→ **TASK REQUIREMENTS**
Output nothing but the lines from the one with "What Plotly code" through the one with "y=chica, name=series[1], marker_color=colores[1]))", including both. Leave the pictures out of the copy.

# # # # #

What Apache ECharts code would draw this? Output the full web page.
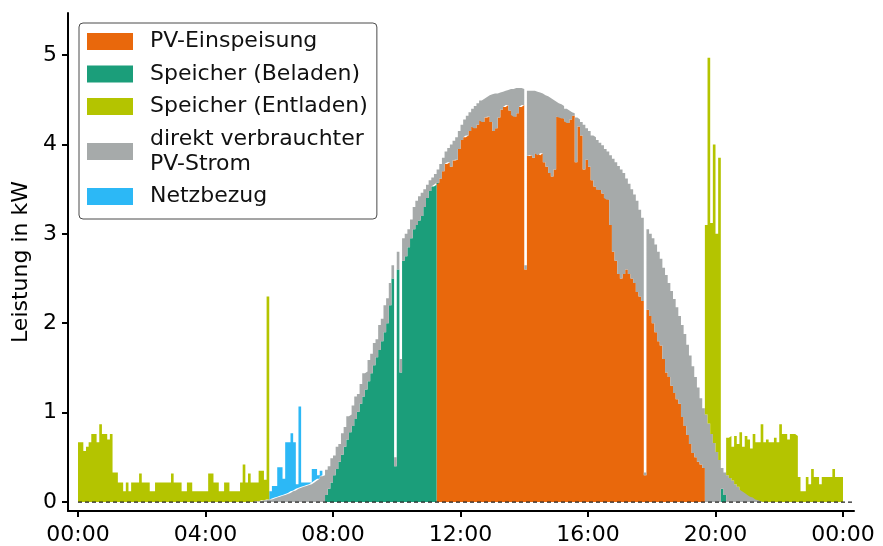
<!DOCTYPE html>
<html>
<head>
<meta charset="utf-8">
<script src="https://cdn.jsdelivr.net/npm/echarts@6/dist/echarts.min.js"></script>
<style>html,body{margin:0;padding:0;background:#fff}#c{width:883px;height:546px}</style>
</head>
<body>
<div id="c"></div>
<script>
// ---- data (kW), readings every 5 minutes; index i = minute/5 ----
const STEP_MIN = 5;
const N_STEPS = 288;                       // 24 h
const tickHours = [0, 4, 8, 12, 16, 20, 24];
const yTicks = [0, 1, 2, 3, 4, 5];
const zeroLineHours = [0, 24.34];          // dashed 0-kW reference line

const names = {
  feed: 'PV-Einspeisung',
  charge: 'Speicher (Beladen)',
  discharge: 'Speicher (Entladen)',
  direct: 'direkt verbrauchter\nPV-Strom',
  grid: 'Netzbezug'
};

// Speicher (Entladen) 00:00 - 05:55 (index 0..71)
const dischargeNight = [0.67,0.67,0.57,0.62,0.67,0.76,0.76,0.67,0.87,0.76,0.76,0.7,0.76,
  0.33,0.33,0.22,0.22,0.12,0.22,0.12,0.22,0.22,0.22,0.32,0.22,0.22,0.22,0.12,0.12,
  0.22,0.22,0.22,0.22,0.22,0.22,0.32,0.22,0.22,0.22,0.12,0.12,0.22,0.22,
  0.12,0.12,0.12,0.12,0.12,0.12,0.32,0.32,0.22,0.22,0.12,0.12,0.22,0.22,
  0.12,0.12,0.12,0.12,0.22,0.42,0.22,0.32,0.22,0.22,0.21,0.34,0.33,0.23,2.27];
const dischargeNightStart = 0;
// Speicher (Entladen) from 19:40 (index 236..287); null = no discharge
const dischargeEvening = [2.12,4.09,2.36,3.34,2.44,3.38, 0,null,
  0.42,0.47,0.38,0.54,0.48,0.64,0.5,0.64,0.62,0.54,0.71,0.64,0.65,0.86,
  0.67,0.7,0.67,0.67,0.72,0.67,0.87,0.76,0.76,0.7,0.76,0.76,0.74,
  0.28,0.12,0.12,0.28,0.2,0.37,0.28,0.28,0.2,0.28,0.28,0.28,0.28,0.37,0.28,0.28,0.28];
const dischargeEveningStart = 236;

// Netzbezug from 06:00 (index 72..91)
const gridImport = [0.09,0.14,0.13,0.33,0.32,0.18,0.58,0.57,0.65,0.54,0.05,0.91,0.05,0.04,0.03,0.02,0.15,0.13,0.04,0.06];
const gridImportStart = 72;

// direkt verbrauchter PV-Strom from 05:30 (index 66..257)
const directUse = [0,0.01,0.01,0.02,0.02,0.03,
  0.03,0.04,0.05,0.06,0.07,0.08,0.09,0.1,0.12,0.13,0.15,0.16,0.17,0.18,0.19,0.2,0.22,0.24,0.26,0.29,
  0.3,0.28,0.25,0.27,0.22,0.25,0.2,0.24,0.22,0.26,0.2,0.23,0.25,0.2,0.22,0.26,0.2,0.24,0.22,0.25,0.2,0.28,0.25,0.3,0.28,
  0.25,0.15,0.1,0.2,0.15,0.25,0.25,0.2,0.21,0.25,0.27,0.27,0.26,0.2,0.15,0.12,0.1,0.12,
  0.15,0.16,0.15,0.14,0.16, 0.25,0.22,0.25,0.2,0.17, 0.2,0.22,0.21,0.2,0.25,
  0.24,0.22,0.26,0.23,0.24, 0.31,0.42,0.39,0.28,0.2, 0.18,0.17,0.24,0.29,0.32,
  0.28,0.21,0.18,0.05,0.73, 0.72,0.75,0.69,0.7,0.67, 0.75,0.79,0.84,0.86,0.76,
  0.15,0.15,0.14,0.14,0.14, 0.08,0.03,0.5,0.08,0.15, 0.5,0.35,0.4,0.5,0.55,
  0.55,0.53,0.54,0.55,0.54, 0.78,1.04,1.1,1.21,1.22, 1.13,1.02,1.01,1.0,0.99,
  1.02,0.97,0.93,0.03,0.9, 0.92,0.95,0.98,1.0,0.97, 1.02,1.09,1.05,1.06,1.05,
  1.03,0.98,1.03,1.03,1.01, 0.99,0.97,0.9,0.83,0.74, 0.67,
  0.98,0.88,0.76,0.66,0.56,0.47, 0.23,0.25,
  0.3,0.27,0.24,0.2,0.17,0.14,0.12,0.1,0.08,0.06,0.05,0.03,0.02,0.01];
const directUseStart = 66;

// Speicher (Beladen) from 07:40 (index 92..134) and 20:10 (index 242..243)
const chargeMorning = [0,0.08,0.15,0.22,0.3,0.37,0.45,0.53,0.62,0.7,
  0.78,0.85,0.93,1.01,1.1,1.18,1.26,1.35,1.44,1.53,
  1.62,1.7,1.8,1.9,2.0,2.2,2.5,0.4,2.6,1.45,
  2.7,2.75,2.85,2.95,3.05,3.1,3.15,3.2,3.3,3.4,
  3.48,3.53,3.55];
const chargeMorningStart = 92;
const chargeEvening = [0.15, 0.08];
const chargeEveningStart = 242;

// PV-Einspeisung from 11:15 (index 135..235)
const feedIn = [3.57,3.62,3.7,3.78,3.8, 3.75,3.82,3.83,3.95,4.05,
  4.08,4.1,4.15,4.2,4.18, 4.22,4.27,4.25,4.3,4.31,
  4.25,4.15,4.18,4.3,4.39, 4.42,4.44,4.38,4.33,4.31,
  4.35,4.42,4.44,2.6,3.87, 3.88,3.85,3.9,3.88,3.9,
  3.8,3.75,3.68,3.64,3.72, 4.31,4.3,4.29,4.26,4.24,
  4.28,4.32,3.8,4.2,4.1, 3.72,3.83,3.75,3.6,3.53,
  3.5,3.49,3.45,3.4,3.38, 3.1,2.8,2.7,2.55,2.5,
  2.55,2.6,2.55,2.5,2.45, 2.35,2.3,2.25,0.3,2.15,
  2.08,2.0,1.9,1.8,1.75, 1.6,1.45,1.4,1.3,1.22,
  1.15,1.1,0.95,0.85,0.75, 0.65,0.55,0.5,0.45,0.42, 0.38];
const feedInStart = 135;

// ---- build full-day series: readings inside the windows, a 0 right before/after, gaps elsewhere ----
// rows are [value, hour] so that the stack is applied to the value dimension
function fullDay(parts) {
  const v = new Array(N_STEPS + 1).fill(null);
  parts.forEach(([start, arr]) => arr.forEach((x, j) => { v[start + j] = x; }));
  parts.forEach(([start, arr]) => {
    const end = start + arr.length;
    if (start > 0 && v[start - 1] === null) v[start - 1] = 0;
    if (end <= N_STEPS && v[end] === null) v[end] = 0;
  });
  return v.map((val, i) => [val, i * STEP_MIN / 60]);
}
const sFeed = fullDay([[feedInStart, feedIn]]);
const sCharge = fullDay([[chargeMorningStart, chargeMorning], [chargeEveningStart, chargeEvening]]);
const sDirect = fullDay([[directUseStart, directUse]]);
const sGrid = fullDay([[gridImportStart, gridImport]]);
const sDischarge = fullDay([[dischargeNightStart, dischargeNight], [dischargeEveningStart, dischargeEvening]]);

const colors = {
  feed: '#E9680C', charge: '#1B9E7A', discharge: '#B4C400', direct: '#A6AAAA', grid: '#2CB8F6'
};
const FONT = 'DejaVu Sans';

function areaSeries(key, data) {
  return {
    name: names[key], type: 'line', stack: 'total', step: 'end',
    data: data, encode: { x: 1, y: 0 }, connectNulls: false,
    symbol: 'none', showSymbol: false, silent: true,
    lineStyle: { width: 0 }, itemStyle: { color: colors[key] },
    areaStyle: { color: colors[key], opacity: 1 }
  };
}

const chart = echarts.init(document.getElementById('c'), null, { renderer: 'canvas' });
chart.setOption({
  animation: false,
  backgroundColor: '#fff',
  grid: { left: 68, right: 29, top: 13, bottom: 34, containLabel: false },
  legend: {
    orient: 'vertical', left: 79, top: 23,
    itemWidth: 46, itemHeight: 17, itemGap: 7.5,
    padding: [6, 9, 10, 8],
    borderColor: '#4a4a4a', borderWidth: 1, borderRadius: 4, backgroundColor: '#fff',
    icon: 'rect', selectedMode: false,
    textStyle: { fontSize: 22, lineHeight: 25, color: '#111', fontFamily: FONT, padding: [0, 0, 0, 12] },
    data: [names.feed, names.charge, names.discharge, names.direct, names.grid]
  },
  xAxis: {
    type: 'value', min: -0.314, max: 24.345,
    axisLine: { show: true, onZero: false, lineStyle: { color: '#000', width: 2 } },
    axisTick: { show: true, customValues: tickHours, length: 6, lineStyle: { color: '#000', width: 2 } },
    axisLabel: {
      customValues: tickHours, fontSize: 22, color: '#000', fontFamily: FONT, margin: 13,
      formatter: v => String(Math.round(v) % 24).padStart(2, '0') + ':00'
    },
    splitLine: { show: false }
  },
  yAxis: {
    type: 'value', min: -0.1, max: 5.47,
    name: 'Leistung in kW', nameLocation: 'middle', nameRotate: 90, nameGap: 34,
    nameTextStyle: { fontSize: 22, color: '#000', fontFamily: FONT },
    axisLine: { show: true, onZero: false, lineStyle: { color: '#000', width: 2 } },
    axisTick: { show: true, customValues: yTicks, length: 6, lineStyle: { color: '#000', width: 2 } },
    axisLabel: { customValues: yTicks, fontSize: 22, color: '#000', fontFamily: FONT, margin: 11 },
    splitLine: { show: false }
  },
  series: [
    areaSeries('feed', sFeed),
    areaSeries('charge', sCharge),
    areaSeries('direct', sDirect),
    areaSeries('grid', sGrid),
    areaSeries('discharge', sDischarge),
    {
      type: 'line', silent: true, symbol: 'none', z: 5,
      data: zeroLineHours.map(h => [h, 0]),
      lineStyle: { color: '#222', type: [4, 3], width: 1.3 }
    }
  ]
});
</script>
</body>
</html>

# # # # #

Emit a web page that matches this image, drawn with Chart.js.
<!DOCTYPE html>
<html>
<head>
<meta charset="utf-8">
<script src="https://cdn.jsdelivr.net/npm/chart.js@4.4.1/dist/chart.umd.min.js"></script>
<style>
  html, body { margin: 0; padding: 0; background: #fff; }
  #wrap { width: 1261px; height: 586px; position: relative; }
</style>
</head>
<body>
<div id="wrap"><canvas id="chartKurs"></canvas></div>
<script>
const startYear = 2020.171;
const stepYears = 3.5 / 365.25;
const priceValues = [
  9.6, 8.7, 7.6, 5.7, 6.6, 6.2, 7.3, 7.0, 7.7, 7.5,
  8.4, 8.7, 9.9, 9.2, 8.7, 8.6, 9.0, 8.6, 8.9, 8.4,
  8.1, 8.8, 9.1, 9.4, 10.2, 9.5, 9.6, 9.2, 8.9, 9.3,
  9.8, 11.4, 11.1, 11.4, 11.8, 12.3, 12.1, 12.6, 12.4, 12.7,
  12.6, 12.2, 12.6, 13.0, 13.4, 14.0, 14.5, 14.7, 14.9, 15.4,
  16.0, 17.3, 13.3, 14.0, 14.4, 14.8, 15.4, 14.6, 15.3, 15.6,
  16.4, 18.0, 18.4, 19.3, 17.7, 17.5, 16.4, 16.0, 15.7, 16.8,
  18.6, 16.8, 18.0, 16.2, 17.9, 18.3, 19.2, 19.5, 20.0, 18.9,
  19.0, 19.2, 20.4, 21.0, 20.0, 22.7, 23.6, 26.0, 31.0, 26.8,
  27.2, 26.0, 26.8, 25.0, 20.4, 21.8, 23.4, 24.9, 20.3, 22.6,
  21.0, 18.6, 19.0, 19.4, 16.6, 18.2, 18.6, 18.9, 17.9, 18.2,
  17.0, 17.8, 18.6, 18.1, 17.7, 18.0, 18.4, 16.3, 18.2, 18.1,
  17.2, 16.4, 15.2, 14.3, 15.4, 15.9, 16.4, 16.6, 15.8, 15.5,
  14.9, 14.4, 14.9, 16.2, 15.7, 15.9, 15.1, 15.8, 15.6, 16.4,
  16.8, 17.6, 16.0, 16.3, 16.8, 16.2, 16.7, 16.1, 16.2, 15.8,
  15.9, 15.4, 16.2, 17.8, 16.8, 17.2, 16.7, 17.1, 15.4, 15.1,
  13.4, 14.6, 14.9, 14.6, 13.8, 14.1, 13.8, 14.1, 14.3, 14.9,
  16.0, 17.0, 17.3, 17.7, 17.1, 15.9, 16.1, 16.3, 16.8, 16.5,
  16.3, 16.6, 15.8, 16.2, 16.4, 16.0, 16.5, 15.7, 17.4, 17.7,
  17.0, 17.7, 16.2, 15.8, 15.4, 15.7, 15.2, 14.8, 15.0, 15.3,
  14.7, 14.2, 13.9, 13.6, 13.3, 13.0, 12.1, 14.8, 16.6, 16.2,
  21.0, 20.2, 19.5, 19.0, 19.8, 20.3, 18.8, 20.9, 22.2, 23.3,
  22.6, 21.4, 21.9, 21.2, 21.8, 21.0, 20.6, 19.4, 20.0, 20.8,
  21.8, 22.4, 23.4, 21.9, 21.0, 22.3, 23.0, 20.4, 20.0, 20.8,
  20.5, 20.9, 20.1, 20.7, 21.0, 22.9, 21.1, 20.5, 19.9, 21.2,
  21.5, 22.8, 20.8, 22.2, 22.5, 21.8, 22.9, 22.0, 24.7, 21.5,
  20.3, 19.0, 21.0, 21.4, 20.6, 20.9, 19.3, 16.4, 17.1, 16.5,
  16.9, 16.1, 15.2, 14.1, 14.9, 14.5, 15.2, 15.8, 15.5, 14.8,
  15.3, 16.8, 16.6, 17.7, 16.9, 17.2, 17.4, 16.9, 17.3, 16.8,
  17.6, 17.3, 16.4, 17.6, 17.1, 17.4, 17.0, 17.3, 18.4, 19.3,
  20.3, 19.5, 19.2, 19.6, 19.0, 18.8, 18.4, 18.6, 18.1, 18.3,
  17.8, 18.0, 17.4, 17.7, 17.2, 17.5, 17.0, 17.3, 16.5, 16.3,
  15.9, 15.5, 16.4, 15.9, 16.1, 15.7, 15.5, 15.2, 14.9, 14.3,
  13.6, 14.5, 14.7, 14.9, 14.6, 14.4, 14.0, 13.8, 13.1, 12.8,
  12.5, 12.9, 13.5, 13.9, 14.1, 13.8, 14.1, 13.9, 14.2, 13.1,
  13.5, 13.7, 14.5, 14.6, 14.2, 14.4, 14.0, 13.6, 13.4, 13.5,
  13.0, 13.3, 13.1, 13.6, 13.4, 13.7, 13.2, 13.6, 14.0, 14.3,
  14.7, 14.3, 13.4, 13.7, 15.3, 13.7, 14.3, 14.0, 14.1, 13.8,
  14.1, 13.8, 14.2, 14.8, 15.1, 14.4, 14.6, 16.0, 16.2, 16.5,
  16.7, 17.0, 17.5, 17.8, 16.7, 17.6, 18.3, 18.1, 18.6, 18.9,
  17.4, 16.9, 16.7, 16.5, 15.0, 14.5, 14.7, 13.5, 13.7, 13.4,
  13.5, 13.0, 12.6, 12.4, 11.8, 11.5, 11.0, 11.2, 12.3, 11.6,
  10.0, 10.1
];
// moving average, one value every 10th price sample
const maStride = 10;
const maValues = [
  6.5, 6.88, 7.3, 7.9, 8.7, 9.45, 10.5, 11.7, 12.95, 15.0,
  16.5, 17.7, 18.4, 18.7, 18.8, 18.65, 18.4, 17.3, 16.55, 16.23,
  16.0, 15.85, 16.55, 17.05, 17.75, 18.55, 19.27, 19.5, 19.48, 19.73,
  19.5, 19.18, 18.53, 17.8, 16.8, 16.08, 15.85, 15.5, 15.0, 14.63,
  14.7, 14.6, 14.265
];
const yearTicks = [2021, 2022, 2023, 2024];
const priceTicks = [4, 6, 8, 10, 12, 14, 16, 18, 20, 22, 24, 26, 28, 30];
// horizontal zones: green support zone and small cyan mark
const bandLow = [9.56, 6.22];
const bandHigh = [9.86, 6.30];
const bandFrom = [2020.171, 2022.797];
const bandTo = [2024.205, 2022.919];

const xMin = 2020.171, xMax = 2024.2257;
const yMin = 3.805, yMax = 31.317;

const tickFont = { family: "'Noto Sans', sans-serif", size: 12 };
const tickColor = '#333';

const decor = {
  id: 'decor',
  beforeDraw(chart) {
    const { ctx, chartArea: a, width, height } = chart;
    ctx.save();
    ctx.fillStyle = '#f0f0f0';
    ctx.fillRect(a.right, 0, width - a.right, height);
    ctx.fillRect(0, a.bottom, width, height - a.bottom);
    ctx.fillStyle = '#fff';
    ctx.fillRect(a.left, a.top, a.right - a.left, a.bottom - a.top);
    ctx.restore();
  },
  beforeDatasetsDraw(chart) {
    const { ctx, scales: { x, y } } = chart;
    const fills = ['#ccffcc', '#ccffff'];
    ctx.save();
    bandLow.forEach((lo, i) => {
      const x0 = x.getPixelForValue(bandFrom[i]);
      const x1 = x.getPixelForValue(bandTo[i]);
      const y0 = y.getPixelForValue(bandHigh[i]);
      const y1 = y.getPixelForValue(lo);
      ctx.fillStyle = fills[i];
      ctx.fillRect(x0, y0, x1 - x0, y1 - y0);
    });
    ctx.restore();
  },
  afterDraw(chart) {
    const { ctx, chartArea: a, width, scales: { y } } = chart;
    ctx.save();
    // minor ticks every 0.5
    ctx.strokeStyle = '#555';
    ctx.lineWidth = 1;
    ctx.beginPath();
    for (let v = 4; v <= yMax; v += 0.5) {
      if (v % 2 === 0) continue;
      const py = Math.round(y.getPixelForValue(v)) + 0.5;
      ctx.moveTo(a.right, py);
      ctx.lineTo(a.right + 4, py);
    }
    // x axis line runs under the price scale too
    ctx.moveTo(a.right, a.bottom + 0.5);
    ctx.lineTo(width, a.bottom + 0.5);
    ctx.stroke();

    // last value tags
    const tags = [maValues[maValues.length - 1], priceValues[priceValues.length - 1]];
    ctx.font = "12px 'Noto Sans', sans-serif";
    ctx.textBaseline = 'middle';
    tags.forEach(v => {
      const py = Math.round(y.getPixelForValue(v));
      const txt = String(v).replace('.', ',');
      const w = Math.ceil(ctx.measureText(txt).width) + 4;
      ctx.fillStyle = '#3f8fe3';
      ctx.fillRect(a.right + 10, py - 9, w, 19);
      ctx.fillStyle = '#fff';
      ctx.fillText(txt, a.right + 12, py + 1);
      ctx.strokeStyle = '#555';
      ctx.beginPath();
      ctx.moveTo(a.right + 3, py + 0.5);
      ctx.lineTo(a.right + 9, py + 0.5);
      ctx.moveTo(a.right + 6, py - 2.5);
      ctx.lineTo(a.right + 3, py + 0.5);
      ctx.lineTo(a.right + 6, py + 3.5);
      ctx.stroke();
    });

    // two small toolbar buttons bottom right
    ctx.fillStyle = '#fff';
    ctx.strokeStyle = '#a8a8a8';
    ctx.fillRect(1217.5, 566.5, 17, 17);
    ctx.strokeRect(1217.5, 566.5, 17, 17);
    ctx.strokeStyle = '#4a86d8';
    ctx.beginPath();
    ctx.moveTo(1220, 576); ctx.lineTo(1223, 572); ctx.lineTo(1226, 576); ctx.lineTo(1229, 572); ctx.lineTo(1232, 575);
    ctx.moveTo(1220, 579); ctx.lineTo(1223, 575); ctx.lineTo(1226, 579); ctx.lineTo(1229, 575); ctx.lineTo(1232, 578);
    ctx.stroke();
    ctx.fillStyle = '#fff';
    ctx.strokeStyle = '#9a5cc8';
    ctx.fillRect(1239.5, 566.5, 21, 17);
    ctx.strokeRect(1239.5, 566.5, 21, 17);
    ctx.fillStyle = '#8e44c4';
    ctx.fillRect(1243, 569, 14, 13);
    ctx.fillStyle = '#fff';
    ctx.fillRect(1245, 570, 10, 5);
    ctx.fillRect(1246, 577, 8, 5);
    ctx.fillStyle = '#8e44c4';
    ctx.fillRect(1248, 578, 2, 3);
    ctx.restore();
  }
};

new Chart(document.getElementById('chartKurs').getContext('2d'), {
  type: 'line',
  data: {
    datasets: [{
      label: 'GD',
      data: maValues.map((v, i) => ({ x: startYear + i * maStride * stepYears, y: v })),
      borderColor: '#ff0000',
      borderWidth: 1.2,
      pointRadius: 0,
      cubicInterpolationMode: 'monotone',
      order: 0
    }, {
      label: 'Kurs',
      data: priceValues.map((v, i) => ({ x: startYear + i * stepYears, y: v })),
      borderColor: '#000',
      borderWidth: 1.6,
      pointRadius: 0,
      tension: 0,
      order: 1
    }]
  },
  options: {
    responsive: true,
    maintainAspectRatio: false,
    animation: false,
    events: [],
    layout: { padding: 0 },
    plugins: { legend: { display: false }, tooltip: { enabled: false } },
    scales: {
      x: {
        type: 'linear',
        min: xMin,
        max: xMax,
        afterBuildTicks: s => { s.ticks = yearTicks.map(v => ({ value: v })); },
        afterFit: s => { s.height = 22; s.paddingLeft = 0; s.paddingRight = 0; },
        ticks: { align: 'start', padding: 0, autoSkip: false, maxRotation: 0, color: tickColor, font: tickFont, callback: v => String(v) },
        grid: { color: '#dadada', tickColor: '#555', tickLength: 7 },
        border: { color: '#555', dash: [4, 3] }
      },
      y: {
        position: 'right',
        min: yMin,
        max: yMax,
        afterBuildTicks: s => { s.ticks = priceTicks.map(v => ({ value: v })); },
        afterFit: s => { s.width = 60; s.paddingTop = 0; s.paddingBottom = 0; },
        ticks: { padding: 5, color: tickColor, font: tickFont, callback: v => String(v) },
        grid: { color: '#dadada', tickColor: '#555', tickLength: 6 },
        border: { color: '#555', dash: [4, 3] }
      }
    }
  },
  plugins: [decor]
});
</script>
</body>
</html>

# # # # #

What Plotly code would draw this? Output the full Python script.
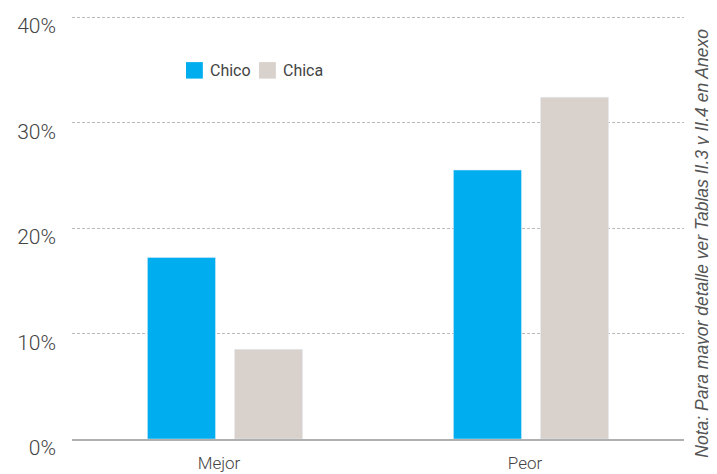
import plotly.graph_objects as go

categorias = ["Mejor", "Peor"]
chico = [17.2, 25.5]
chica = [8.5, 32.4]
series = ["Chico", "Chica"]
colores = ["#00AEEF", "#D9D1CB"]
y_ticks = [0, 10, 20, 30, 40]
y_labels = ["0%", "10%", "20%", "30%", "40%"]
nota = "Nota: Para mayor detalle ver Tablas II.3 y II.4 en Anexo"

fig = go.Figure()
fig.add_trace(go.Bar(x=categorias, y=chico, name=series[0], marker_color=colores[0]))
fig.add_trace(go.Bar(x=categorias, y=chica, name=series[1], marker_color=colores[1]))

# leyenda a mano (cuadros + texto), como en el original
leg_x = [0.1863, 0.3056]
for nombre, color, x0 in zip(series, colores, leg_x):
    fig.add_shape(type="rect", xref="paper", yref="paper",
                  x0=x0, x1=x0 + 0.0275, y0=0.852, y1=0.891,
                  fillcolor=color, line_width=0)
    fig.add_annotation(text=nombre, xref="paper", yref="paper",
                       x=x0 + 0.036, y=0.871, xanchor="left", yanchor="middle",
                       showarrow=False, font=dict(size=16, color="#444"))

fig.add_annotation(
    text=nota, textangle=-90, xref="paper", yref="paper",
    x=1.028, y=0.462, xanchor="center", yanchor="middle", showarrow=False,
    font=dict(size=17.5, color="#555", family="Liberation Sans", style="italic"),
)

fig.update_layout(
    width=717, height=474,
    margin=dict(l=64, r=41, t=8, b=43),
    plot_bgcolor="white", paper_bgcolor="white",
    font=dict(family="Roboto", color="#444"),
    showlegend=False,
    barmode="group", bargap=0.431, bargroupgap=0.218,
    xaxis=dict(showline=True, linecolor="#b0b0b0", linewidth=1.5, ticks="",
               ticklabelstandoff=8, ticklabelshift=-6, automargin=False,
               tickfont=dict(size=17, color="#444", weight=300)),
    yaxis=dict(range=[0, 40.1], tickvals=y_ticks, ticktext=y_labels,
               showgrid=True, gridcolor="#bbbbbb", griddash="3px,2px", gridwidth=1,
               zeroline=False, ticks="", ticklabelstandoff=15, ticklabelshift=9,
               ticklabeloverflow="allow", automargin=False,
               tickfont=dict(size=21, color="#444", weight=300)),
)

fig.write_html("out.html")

# # # # #

→ **THE ANSWER**
What Plotly code would draw this? Output the full Python script.
import plotly.graph_objects as go

categorias = ["Mejor", "Peor"]
chico = [17.2, 25.5]
chica = [8.5, 32.4]
series = ["Chico", "Chica"]
colores = ["#00AEEF", "#D9D1CB"]
y_ticks = [0, 10, 20, 30, 40]
y_labels = ["0%", "10%", "20%", "30%", "40%"]
nota = "Nota: Para mayor detalle ver Tablas II.3 y II.4 en Anexo"

fig = go.Figure()
fig.add_trace(go.Bar(x=categorias, y=chico, name=series[0], marker_color=colores[0]))
fig.add_trace(go.Bar(x=categorias, y=chica, name=series[1], marker_color=colores[1]))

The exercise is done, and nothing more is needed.